Skip the pictures. Set down, word for word, the lines from the start of the material up to and including the line with "XAxis, YAxis, ReferenceLine".
◆ ◆ ◆
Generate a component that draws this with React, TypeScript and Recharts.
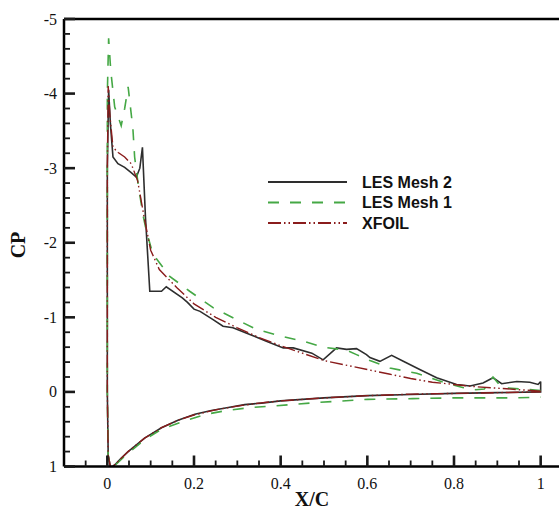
import { LineChart, Line, XAxis, YAxis, ReferenceLine } from 'recharts'

// x/c, Cp pairs, traced from trailing edge (upper) round the leading edge to trailing edge (lower)
const les2: [number, number][] = [
  [1.0, -0.14], [0.994, -0.1], [0.975, -0.13], [0.945, -0.14], [0.91, -0.11], [0.89, -0.19],
  [0.867, -0.12], [0.837, -0.08], [0.806, -0.1], [0.76, -0.19], [0.721, -0.3], [0.683, -0.41],
  [0.656, -0.49], [0.629, -0.41], [0.606, -0.46], [0.598, -0.5], [0.575, -0.58], [0.552, -0.57],
  [0.529, -0.59], [0.498, -0.43], [0.472, -0.52], [0.429, -0.59], [0.406, -0.59], [0.367, -0.68],
  [0.329, -0.77], [0.29, -0.86], [0.267, -0.88], [0.244, -0.97], [0.214, -1.08], [0.2, -1.11],
  [0.185, -1.2], [0.173, -1.26], [0.136, -1.41], [0.125, -1.35], [0.098, -1.35], [0.088, -2.34],
  [0.081, -3.28], [0.075, -3.0], [0.067, -2.88], [0.055, -2.94], [0.04, -3.01], [0.0245, -3.06],
  [0.013, -3.15], [0.007, -3.6], [0.003, -4.05], [0.0, -3.0], [0.0, 0.0], [0.002, 0.85],
  [0.007, 1.0], [0.012, 1.0], [0.017, 0.98], [0.03, 0.9], [0.048, 0.8], [0.086, 0.62],
  [0.125, 0.48], [0.163, 0.38], [0.202, 0.3], [0.24, 0.25], [0.279, 0.21], [0.317, 0.17],
  [0.356, 0.15], [0.4, 0.12], [0.5, 0.08], [0.6, 0.05], [0.7, 0.035], [0.8, 0.02], [0.9, 0.01],
  [1.0, 0.0], [1.0, -0.14],
]

const les1: [number, number][] = [
  [1.0, -0.02], [0.95, -0.04], [0.91, -0.06], [0.89, -0.2], [0.87, -0.04], [0.85, -0.03],
  [0.82, -0.06], [0.775, -0.13], [0.714, -0.25], [0.652, -0.32], [0.606, -0.42], [0.575, -0.5],
  [0.552, -0.56], [0.498, -0.6], [0.452, -0.68], [0.398, -0.75], [0.344, -0.84], [0.298, -0.97],
  [0.244, -1.13], [0.19, -1.35], [0.144, -1.55], [0.105, -1.85], [0.09, -2.16], [0.082, -2.38],
  [0.071, -2.79], [0.063, -3.15], [0.059, -3.53], [0.048, -4.09], [0.04, -3.8], [0.032, -3.57],
  [0.017, -3.82], [0.008, -4.3], [0.003, -4.74], [0.0, -4.0], [0.0, 0.0], [0.002, 0.85],
  [0.007, 1.0], [0.012, 1.0], [0.02, 0.97], [0.048, 0.82], [0.086, 0.64], [0.125, 0.5],
  [0.178, 0.39], [0.228, 0.3], [0.275, 0.25], [0.33, 0.21], [0.38, 0.19], [0.49, 0.14],
  [0.6, 0.1], [0.705, 0.09], [0.8, 0.08], [0.936, 0.08], [1.0, 0.07],
]

const xfoil: [number, number][] = [
  [1.0, -0.01], [0.95, -0.03], [0.9, -0.05], [0.85, -0.07], [0.8, -0.1], [0.75, -0.13],
  [0.7, -0.18], [0.65, -0.24], [0.6, -0.3], [0.55, -0.36], [0.5, -0.42], [0.45, -0.52],
  [0.4, -0.62], [0.35, -0.73], [0.3, -0.86], [0.25, -1.0], [0.2, -1.18], [0.16, -1.4],
  [0.12, -1.64], [0.1, -1.9], [0.085, -2.34], [0.07, -2.83], [0.055, -3.06], [0.04, -3.15],
  [0.025, -3.21], [0.013, -3.28], [0.006, -3.7], [0.002, -4.1], [0.0, -3.0], [0.0, 0.0],
  [0.002, 0.85], [0.007, 1.0], [0.012, 1.0], [0.02, 0.96], [0.048, 0.8], [0.086, 0.62],
  [0.125, 0.48], [0.163, 0.38], [0.2, 0.31], [0.25, 0.24], [0.3, 0.19], [0.35, 0.15],
  [0.4, 0.12], [0.5, 0.08], [0.6, 0.05], [0.7, 0.03], [0.8, 0.02], [0.9, 0.01], [1.0, 0.0],
]

const X_MAJOR = [0, 0.2, 0.4, 0.6, 0.8, 1]
const X_LABELS = ['0', '0.2', '0.4', '0.6', '0.8', '1']
const Y_MAJOR = [-5, -4, -3, -2, -1, 0, 1]
const Y_LABELS = ['-5', '-4', '-3', '-2', '-1', '0', '1']

const X_TICKS = Array.from({ length: 23 }, (_, i) => Math.round((-0.05 + i * 0.05) * 100) / 100)
const Y_TICKS = Array.from({ length: 31 }, (_, i) => Math.round((-5 + i * 0.2) * 10) / 10)

const SOLID = '#2e2e2e'
const GREEN = '#45a845'
const RED = '#8a1c1c'
const DASH_GREEN = '11 11'
const DASH_RED = '13 3 1.5 3 1.5 3'
const SERIF = '"Liberation Serif", "Times New Roman", serif'
const SANS = '"Liberation Sans", Arial, sans-serif'
const TICK = '#1a1a1a'

const toRows = (pts: [number, number][]) => pts.map(([x, cp]) => ({ x, cp }))

const series = [
  { name: 'LES Mesh 2', data: toRows(les2), color: SOLID, dash: undefined, width: 1.6 },
  { name: 'LES Mesh 1', data: toRows(les1), color: GREEN, dash: DASH_GREEN, width: 1.6 },
  { name: 'XFOIL', data: toRows(xfoil), color: RED, dash: DASH_RED, width: 1.4 },
]

const findMajor = (list: number[], v: number) => list.findIndex((m) => Math.abs(m - v) < 1e-6)

// inward ticks as stroked paths: majors long, minors short
function XTick(props: any) {
  const x = Number(props.x)
  const y = Number(props.y)
  const i = findMajor(X_MAJOR, props.payload.value)
  const len = i >= 0 ? 11 : 6
  return (
    <g>
      <path d={`M${x},${y} V${y - len}`} stroke={TICK} strokeWidth={i >= 0 ? 2.6 : 1.8} fill="none" />
      {i >= 0 && (
        <text x={x} y={y + 22} textAnchor="middle" fontFamily={SERIF} fontSize={16} fill="#111">
          {X_LABELS[i]}
        </text>
      )}
    </g>
  )
}

function YTick(props: any) {
  const x = Number(props.x)
  const y = Number(props.y)
  const i = findMajor(Y_MAJOR, props.payload.value)
  const len = i >= 0 ? 11 : 6
  return (
    <g>
      <path d={`M${x},${y} H${x + len}`} stroke={TICK} strokeWidth={i >= 0 ? 2.6 : 1.8} fill="none" />
      {i >= 0 && (
        <text x={x - 7} y={y} textAnchor="end" dominantBaseline="central" fontFamily={SERIF} fontSize={16} fill="#111">
          {Y_LABELS[i]}
        </text>
      )}
    </g>
  )
}

export default function App() {
  return (
    <div style={{ position: 'fixed', left: 0, top: 0, width: 559, height: 512, overflow: 'hidden', background: '#fff' }}>
      <LineChart width={600} height={512} margin={{ top: 19, right: 16, left: 0, bottom: 0 }}>
        <XAxis
          dataKey="x" type="number" domain={[-0.1, 1.1]} allowDataOverflow ticks={X_TICKS} interval={0}
          tickSize={0} tickMargin={0} tickLine={false} tick={<XTick />} height={45.5}
          axisLine={{ stroke: '#000', strokeWidth: 2.5 }}
        />
        <YAxis
          dataKey="cp" type="number" domain={[-5, 1]} reversed allowDataOverflow ticks={Y_TICKS} interval={0}
          tickSize={0} tickMargin={0} tickLine={false} tick={<YTick />} width={64}
          axisLine={{ stroke: '#000', strokeWidth: 2.5 }}
        />
        <ReferenceLine y={-5} stroke="#000" strokeWidth={2.5} ifOverflow="visible" />
        {series.map((s) => (
          <Line
            key={s.name} data={s.data} dataKey="cp" name={s.name} type="linear" stroke={s.color}
            strokeWidth={s.width} strokeDasharray={s.dash} dot={false} isAnimationActive={false}
          />
        ))}
      </LineChart>
      <svg width={559} height={512} style={{ position: 'absolute', left: 0, top: 0, pointerEvents: 'none' }}>
        <text x={312} y={506} textAnchor="middle" fontFamily={SERIF} fontWeight="bold" fontSize={20} fill="#111">
          X/C
        </text>
        <text x={17.5} y={245} transform="rotate(-90 17.5 245)" textAnchor="middle" dominantBaseline="central"
          fontFamily={SERIF} fontWeight="bold" fontSize={20} fill="#111">
          CP
        </text>
        {series.map((s, i) => {
          const y = 182 + i * 20.5
          return (
            <g key={s.name}>
              <line x1={268} x2={347} y1={y} y2={y} stroke={s.color} strokeWidth={2} strokeDasharray={s.dash} />
              <text x={362} y={y} dominantBaseline="central" fontFamily={SANS} fontWeight="bold" fontSize={16} fill="#111">
                {s.name}
              </text>
            </g>
          )
        })}
      </svg>
    </div>
  )
}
◆ ◆ ◆
### RESPONSE TO THE TASK
Generate a component that draws this with React, TypeScript and Recharts.
import { LineChart, Line, XAxis, YAxis, ReferenceLine } from 'recharts'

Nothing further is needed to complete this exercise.